> [Dataset section]:

Start

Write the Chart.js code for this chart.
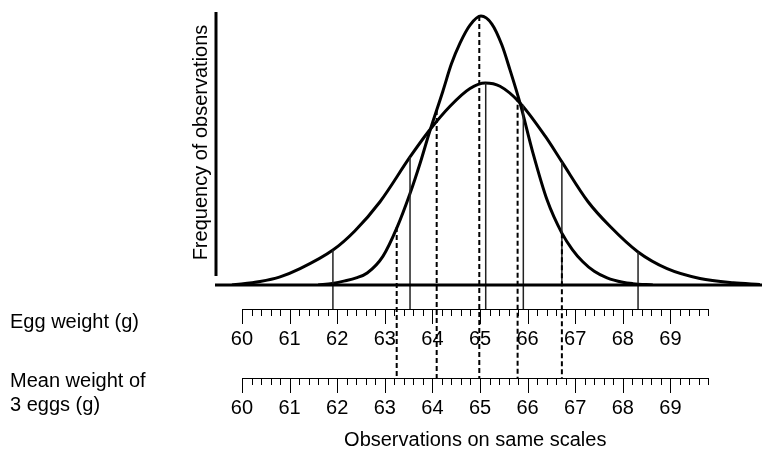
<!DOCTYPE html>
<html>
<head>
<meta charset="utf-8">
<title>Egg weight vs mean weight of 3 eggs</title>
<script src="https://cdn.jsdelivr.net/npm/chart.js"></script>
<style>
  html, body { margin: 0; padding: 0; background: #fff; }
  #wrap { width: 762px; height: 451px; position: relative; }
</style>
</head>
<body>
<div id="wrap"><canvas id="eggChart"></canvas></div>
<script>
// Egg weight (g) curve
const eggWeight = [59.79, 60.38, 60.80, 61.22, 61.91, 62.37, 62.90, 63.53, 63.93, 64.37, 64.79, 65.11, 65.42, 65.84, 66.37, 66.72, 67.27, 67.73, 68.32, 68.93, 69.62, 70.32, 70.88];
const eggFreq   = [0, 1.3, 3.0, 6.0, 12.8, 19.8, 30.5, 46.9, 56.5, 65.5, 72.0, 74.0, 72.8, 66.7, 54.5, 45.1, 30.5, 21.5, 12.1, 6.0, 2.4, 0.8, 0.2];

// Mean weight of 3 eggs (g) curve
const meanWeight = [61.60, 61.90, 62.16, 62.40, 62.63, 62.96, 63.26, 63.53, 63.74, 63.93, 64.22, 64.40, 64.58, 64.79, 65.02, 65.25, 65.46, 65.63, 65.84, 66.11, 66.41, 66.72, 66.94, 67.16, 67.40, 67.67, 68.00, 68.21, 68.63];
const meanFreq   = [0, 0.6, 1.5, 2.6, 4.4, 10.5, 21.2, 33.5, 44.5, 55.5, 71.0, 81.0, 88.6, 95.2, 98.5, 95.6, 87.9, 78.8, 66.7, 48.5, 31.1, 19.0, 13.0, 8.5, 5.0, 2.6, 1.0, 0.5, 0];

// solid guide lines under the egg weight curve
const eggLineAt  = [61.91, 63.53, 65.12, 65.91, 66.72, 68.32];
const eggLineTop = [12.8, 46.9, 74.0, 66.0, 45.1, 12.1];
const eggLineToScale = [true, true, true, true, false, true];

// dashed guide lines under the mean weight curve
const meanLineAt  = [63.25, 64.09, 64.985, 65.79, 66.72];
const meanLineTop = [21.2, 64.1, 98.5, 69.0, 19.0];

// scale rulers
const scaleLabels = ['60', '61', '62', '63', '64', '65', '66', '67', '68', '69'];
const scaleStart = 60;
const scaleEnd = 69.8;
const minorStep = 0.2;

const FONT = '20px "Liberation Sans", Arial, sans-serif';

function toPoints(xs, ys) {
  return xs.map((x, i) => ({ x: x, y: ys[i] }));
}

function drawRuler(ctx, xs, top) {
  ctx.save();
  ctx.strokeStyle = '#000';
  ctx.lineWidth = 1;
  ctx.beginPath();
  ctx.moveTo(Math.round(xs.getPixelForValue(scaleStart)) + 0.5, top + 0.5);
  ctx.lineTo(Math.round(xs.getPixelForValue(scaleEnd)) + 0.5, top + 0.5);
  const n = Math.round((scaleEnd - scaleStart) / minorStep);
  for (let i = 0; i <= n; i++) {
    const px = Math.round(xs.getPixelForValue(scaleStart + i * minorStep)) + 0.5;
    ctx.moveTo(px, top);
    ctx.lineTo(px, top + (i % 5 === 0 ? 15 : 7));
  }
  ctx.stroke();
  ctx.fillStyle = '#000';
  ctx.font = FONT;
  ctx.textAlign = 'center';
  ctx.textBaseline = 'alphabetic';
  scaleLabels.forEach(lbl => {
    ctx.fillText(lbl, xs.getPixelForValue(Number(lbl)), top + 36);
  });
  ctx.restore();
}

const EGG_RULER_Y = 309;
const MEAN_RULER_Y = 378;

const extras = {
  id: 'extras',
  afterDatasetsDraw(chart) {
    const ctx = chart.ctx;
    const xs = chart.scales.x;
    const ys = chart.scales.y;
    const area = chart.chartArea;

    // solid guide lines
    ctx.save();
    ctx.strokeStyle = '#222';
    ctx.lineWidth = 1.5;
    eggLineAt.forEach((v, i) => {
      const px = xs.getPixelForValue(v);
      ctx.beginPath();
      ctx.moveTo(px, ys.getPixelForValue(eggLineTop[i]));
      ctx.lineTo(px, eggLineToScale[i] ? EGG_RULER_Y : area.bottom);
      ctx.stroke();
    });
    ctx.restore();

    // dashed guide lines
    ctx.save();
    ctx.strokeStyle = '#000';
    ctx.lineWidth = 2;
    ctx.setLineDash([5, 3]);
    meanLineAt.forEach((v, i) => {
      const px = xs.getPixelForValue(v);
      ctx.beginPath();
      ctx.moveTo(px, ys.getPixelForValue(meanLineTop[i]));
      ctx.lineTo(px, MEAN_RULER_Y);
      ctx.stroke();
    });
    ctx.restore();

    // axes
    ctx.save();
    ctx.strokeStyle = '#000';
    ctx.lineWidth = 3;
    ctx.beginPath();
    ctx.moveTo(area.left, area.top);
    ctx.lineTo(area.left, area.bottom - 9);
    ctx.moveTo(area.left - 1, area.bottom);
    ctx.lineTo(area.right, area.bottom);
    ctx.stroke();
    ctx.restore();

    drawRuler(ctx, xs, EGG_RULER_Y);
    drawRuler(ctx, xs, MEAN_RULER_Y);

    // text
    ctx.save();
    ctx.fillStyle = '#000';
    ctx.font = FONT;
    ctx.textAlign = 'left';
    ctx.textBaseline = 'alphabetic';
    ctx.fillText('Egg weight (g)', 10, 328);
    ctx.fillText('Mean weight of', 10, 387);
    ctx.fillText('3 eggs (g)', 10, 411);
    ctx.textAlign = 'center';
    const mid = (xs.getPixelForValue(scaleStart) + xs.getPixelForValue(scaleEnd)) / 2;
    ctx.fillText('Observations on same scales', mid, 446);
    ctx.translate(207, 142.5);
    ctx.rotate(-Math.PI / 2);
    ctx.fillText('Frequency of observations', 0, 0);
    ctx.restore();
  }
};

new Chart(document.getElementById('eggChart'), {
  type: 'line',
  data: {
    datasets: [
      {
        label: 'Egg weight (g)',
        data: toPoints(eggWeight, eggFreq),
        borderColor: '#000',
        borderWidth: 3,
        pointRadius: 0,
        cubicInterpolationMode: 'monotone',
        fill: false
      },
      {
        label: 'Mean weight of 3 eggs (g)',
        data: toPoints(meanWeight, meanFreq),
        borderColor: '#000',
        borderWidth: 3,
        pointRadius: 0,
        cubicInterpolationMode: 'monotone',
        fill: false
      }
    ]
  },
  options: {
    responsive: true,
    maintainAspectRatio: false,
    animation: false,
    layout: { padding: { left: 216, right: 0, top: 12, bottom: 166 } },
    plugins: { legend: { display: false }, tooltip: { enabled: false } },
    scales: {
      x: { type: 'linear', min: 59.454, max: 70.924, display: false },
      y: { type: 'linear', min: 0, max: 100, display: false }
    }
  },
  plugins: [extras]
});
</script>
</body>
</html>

End

> [Task]:
Reproduce the material above exactly, first line through the line that contains "2.4, 0.8, 0.2];", minus the pictures.

> [Solution]:
Write the Chart.js code for this chart.
<!DOCTYPE html>
<html>
<head>
<meta charset="utf-8">
<title>Egg weight vs mean weight of 3 eggs</title>
<script src="https://cdn.jsdelivr.net/npm/chart.js"></script>
<style>
  html, body { margin: 0; padding: 0; background: #fff; }
  #wrap { width: 762px; height: 451px; position: relative; }
</style>
</head>
<body>
<div id="wrap"><canvas id="eggChart"></canvas></div>
<script>
// Egg weight (g) curve
const eggWeight = [59.79, 60.38, 60.80, 61.22, 61.91, 62.37, 62.90, 63.53, 63.93, 64.37, 64.79, 65.11, 65.42, 65.84, 66.37, 66.72, 67.27, 67.73, 68.32, 68.93, 69.62, 70.32, 70.88];
const eggFreq   = [0, 1.3, 3.0, 6.0, 12.8, 19.8, 30.5, 46.9, 56.5, 65.5, 72.0, 74.0, 72.8, 66.7, 54.5, 45.1, 30.5, 21.5, 12.1, 6.0, 2.4, 0.8, 0.2];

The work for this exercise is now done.